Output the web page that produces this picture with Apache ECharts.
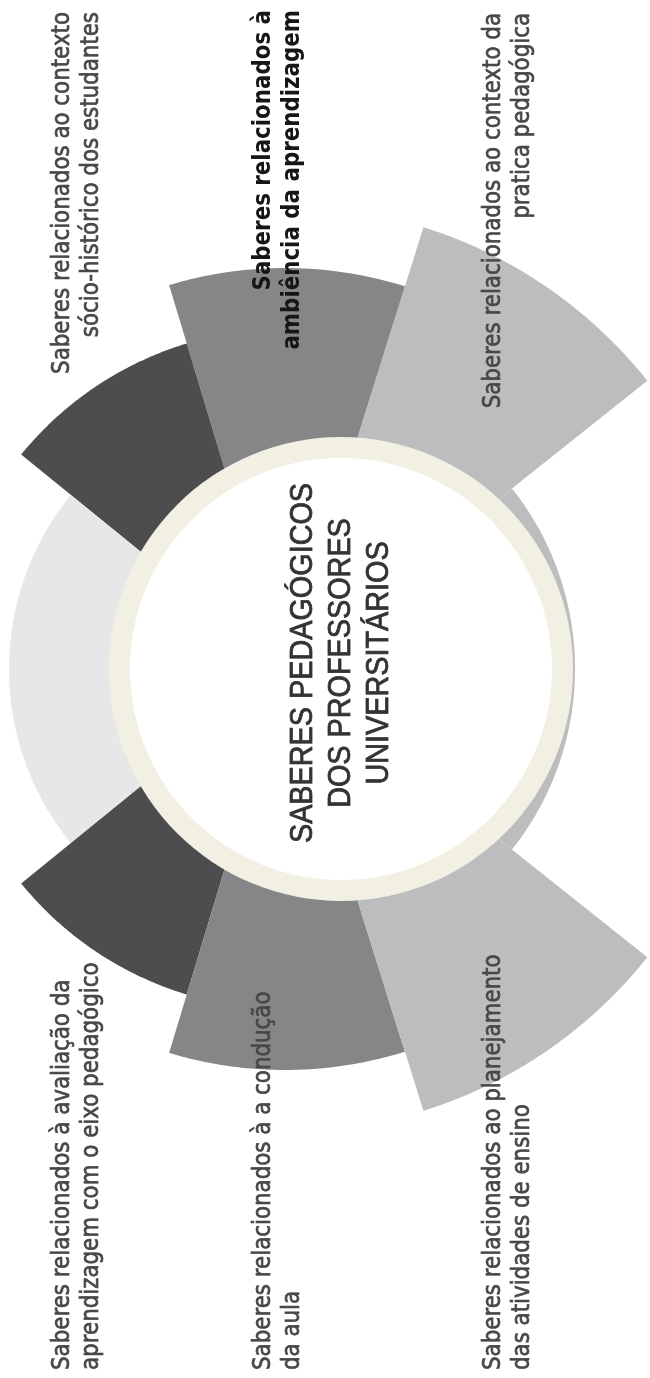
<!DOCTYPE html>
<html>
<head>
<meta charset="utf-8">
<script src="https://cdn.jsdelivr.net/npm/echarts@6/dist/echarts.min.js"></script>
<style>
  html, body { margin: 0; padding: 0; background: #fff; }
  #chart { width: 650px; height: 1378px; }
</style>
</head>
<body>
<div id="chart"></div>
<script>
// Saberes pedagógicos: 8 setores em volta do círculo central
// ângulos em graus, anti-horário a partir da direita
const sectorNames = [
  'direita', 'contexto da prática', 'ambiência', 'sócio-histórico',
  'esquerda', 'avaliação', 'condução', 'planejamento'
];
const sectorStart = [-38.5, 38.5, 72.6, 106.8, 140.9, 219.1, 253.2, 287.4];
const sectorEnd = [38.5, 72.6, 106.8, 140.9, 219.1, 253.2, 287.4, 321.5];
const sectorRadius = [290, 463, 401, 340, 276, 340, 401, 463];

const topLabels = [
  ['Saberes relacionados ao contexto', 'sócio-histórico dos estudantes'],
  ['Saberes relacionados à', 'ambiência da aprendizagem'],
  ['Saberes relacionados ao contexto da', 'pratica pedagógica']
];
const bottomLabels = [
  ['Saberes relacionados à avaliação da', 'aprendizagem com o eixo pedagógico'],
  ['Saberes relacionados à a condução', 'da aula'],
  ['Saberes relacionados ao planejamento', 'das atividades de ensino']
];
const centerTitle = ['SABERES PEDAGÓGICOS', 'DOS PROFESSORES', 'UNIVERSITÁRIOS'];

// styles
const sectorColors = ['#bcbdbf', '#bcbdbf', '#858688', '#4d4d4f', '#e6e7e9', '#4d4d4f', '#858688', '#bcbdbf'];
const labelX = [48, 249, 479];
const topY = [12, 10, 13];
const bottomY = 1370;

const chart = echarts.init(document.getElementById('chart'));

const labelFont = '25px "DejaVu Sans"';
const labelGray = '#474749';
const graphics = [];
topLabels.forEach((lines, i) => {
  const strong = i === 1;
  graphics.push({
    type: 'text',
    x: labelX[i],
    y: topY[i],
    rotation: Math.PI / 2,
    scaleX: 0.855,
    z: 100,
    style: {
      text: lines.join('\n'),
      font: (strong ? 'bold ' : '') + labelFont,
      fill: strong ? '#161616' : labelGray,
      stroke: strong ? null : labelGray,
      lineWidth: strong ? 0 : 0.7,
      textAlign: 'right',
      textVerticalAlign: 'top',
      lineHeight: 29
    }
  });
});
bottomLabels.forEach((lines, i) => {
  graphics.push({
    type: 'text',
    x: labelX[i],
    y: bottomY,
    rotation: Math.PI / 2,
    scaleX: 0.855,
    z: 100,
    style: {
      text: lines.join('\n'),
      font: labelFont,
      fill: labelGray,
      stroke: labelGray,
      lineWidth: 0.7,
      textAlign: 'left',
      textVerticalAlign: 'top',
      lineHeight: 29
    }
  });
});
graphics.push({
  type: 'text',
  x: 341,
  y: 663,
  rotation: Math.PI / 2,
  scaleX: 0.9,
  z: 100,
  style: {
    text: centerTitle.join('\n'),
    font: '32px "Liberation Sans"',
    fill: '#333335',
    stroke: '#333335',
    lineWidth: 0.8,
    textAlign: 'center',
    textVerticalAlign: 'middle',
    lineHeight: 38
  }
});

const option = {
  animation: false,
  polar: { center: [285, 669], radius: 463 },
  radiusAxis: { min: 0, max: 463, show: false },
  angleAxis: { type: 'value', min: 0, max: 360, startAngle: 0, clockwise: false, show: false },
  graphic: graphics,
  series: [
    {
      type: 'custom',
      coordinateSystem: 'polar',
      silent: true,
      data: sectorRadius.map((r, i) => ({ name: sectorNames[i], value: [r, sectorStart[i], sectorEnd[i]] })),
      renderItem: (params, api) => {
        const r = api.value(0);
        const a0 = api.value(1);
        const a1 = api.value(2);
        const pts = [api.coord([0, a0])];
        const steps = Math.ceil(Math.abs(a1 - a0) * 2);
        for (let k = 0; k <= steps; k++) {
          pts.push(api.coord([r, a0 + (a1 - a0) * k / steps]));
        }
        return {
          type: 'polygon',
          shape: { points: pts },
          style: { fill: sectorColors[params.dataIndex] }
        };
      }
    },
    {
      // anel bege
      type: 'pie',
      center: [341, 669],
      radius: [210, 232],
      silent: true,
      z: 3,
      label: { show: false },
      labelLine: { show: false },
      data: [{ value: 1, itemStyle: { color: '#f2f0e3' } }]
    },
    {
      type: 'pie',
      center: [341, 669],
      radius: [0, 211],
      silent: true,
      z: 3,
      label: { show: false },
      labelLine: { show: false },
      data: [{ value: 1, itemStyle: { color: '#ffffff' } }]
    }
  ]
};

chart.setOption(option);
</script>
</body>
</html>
##############################
Problem to work on :: Reproduce the listing above exactly, excluding all pictures.

Task response ::
Output the web page that produces this picture with Apache ECharts.
<!DOCTYPE html>
<html>
<head>
<meta charset="utf-8">
<script src="https://cdn.jsdelivr.net/npm/echarts@6/dist/echarts.min.js"></script>
<style>
  html, body { margin: 0; padding: 0; background: #fff; }
  #chart { width: 650px; height: 1378px; }
</style>
</head>
<body>
<div id="chart"></div>
<script>
// Saberes pedagógicos: 8 setores em volta do círculo central
// ângulos em graus, anti-horário a partir da direita
const sectorNames = [
  'direita', 'contexto da prática', 'ambiência', 'sócio-histórico',
  'esquerda', 'avaliação', 'condução', 'planejamento'
];
const sectorStart = [-38.5, 38.5, 72.6, 106.8, 140.9, 219.1, 253.2, 287.4];
const sectorEnd = [38.5, 72.6, 106.8, 140.9, 219.1, 253.2, 287.4, 321.5];
const sectorRadius = [290, 463, 401, 340, 276, 340, 401, 463];

const topLabels = [
  ['Saberes relacionados ao contexto', 'sócio-histórico dos estudantes'],
  ['Saberes relacionados à', 'ambiência da aprendizagem'],
  ['Saberes relacionados ao contexto da', 'pratica pedagógica']
];
const bottomLabels = [
  ['Saberes relacionados à avaliação da', 'aprendizagem com o eixo pedagógico'],
  ['Saberes relacionados à a condução', 'da aula'],
  ['Saberes relacionados ao planejamento', 'das atividades de ensino']
];
const centerTitle = ['SABERES PEDAGÓGICOS', 'DOS PROFESSORES', 'UNIVERSITÁRIOS'];

// styles
const sectorColors = ['#bcbdbf', '#bcbdbf', '#858688', '#4d4d4f', '#e6e7e9', '#4d4d4f', '#858688', '#bcbdbf'];
const labelX = [48, 249, 479];
const topY = [12, 10, 13];
const bottomY = 1370;

const chart = echarts.init(document.getElementById('chart'));

const labelFont = '25px "DejaVu Sans"';
const labelGray = '#474749';
const graphics = [];
topLabels.forEach((lines, i) => {
  const strong = i === 1;
  graphics.push({
    type: 'text',
    x: labelX[i],
    y: topY[i],
    rotation: Math.PI / 2,
    scaleX: 0.855,
    z: 100,
    style: {
      text: lines.join('\n'),
      font: (strong ? 'bold ' : '') + labelFont,
      fill: strong ? '#161616' : labelGray,
      stroke: strong ? null : labelGray,
      lineWidth: strong ? 0 : 0.7,
      textAlign: 'right',
      textVerticalAlign: 'top',
      lineHeight: 29
    }
  });
});
bottomLabels.forEach((lines, i) => {
  graphics.push({
    type: 'text',
    x: labelX[i],
    y: bottomY,
    rotation: Math.PI / 2,
    scaleX: 0.855,
    z: 100,
    style: {
      text: lines.join('\n'),
      font: labelFont,
      fill: labelGray,
      stroke: labelGray,
      lineWidth: 0.7,
      textAlign: 'left',
      textVerticalAlign: 'top',
      lineHeight: 29
    }
  });
});
graphics.push({
  type: 'text',
  x: 341,
  y: 663,
  rotation: Math.PI / 2,
  scaleX: 0.9,
  z: 100,
  style: {
    text: centerTitle.join('\n'),
    font: '32px "Liberation Sans"',
    fill: '#333335',
    stroke: '#333335',
    lineWidth: 0.8,
    textAlign: 'center',
    textVerticalAlign: 'middle',
    lineHeight: 38
  }
});

const option = {
  animation: false,
  polar: { center: [285, 669], radius: 463 },
  radiusAxis: { min: 0, max: 463, show: false },
  angleAxis: { type: 'value', min: 0, max: 360, startAngle: 0, clockwise: false, show: false },
  graphic: graphics,
  series: [
    {
      type: 'custom',
      coordinateSystem: 'polar',
      silent: true,
      data: sectorRadius.map((r, i) => ({ name: sectorNames[i], value: [r, sectorStart[i], sectorEnd[i]] })),
      renderItem: (params, api) => {
        const r = api.value(0);
        const a0 = api.value(1);
        const a1 = api.value(2);
        const pts = [api.coord([0, a0])];
        const steps = Math.ceil(Math.abs(a1 - a0) * 2);
        for (let k = 0; k <= steps; k++) {
          pts.push(api.coord([r, a0 + (a1 - a0) * k / steps]));
        }
        return {
          type: 'polygon',
          shape: { points: pts },
          style: { fill: sectorColors[params.dataIndex] }
        };
      }
    },
    {
      // anel bege
      type: 'pie',
      center: [341, 669],
      radius: [210, 232],
      silent: true,
      z: 3,
      label: { show: false },
      labelLine: { show: false },
      data: [{ value: 1, itemStyle: { color: '#f2f0e3' } }]
    },
    {
      type: 'pie',
      center: [341, 669],
      radius: [0, 211],
      silent: true,
      z: 3,
      label: { show: false },
      labelLine: { show: false },
      data: [{ value: 1, itemStyle: { color: '#ffffff' } }]
    }
  ]
};

chart.setOption(option);
</script>
</body>
</html>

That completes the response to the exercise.